## Begin Record excerpts

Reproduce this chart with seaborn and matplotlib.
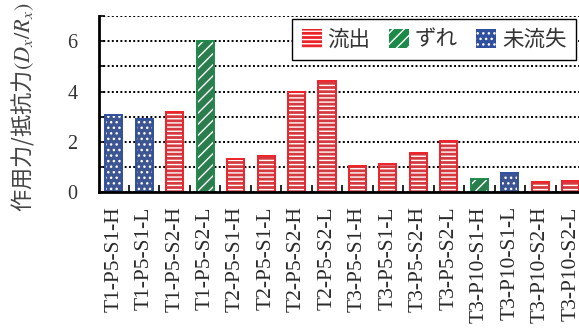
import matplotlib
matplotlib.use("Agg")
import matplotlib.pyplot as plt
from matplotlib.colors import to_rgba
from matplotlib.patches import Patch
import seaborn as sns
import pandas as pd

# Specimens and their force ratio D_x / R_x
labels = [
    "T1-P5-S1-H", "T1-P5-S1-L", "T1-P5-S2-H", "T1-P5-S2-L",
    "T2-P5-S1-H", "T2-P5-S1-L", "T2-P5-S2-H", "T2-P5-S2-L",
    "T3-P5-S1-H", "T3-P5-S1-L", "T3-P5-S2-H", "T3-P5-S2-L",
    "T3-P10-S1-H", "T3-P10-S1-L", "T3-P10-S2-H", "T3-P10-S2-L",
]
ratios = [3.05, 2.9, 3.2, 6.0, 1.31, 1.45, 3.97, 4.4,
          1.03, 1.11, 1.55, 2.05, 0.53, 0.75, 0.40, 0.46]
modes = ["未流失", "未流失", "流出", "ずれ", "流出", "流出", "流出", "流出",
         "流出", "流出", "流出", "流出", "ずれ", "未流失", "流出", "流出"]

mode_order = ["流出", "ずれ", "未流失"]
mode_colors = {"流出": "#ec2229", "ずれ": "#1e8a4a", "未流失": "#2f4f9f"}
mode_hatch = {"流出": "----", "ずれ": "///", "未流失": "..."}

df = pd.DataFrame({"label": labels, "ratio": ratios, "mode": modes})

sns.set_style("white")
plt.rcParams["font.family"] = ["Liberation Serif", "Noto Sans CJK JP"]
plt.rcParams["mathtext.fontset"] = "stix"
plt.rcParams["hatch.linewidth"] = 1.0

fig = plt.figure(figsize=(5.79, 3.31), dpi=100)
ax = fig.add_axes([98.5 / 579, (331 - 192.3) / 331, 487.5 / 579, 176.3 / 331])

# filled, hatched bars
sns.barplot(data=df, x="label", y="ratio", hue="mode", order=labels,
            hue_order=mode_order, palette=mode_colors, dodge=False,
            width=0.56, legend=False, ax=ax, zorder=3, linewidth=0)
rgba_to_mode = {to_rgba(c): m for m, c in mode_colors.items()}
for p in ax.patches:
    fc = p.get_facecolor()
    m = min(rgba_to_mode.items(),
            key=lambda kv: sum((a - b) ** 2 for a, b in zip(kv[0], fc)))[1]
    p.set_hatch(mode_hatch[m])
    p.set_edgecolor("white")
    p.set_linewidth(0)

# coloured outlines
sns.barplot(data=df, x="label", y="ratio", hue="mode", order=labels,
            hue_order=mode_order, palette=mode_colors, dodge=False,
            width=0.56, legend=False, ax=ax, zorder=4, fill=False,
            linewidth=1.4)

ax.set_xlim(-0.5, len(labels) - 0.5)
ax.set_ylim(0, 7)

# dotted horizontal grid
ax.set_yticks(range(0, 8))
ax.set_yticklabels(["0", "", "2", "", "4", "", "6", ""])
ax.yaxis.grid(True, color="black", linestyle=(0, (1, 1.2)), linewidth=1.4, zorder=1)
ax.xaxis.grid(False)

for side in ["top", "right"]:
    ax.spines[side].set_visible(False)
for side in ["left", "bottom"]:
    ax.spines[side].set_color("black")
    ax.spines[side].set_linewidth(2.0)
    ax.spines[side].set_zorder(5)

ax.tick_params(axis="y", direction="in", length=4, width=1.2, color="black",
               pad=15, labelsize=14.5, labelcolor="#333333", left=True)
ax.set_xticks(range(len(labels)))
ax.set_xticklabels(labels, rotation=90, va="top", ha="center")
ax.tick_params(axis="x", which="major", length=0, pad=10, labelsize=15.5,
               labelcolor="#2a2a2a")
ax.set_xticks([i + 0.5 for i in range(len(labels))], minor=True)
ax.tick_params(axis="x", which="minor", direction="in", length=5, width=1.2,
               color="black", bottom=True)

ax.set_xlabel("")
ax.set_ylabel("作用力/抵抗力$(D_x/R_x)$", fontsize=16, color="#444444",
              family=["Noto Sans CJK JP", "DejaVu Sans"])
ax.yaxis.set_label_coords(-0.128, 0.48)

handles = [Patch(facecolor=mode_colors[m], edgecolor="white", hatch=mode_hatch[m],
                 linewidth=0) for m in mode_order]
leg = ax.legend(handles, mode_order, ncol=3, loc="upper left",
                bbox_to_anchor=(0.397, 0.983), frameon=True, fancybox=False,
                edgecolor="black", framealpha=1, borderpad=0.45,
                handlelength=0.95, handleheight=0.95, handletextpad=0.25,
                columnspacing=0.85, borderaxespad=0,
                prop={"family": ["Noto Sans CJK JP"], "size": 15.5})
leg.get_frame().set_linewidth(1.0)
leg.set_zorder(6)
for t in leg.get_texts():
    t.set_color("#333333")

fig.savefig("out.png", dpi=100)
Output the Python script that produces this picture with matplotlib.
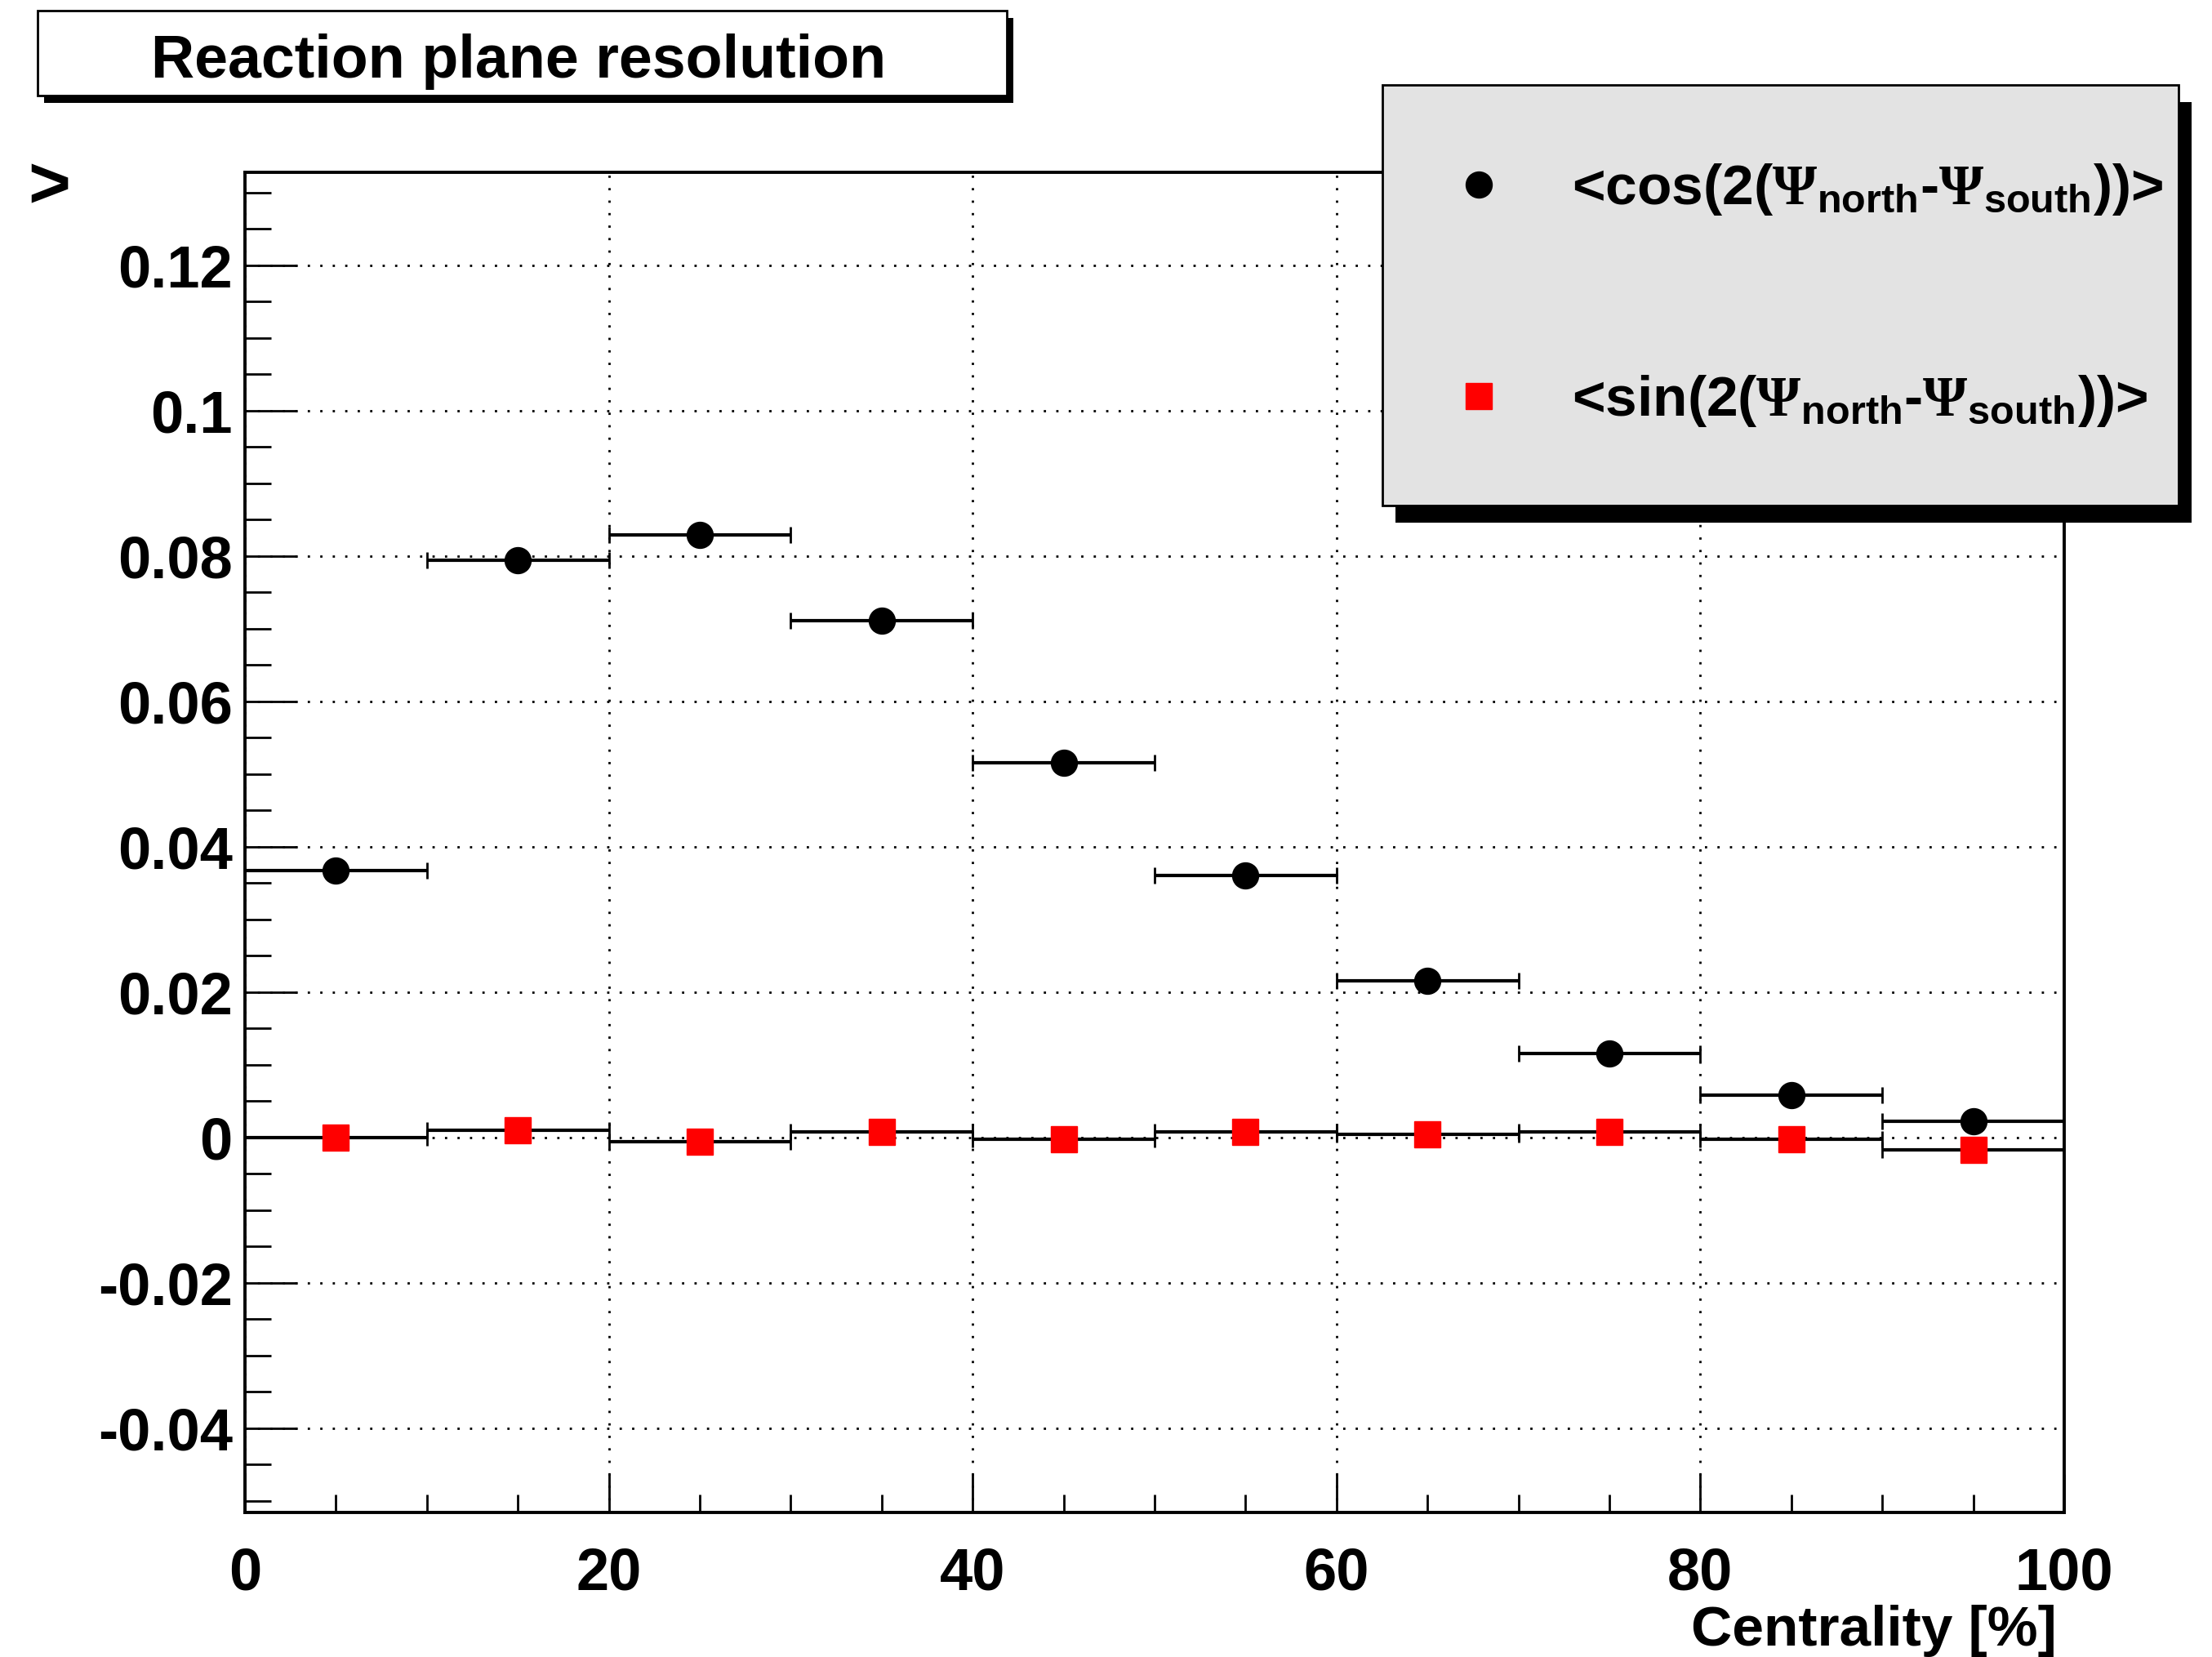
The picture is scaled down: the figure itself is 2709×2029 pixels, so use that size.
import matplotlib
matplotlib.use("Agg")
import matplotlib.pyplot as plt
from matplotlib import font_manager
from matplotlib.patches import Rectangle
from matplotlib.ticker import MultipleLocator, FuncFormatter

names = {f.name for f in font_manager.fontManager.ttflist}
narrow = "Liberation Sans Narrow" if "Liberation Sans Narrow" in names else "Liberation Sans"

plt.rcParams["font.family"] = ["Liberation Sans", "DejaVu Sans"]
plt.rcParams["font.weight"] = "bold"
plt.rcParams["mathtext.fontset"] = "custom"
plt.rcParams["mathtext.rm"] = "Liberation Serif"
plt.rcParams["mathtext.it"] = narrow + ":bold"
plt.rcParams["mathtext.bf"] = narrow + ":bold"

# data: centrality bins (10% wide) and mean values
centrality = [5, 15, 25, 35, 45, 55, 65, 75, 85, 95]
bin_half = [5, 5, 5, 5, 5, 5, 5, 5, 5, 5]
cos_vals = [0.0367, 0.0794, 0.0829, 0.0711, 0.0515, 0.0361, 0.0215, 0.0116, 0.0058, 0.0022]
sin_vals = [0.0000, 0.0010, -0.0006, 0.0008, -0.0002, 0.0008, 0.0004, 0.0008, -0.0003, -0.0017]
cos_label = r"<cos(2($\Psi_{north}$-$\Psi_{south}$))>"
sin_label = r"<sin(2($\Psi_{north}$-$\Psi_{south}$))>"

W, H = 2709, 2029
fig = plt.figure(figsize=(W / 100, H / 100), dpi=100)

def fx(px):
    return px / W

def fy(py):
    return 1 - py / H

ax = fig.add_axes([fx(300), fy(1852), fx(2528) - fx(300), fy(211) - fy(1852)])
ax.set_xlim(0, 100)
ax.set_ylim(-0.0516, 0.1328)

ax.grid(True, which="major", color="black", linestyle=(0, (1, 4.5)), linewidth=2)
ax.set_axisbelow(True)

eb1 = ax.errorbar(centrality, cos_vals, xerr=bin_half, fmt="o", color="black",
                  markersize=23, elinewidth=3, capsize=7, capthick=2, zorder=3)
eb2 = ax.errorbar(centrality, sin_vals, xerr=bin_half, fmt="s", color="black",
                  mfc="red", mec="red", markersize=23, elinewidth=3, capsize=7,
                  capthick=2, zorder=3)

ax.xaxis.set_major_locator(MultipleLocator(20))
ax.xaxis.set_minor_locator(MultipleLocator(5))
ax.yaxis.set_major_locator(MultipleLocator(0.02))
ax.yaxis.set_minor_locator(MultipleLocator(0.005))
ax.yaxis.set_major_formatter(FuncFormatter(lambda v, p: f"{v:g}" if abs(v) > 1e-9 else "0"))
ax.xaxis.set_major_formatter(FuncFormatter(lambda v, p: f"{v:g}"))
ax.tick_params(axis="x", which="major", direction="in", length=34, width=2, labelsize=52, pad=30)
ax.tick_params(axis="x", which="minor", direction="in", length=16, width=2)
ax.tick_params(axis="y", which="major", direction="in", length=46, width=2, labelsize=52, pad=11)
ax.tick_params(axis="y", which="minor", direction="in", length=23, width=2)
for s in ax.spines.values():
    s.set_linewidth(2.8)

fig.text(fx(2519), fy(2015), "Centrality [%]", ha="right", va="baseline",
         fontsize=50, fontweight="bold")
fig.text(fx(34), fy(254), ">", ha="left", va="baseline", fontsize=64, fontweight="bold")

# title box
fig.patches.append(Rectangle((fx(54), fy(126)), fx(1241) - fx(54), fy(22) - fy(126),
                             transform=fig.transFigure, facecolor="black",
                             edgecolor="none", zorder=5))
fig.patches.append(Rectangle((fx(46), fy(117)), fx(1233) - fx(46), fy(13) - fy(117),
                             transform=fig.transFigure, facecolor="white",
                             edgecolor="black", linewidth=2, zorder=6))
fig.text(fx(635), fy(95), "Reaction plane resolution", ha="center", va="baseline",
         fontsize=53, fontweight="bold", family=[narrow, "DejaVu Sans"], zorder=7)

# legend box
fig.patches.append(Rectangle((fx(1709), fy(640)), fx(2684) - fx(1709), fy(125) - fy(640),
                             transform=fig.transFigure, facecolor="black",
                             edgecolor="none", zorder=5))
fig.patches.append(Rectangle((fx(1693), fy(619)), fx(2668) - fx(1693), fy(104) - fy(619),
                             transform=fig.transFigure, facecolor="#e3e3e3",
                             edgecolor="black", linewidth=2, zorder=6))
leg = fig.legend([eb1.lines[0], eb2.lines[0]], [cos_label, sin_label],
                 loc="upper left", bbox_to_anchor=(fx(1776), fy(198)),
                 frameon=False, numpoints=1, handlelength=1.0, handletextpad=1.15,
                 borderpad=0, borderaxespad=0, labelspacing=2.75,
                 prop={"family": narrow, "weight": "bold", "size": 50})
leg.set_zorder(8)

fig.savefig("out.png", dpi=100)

## End Record excerpts

Return exactly the lines from the line that has "The picture is" to the line that has "from matplotlib.ticker import", both of them included.

The picture is scaled down: the figure itself is 2709×2029 pixels, so use that size.
import matplotlib
matplotlib.use("Agg")
import matplotlib.pyplot as plt
from matplotlib import font_manager
from matplotlib.patches import Rectangle
from matplotlib.ticker import MultipleLocator, FuncFormatter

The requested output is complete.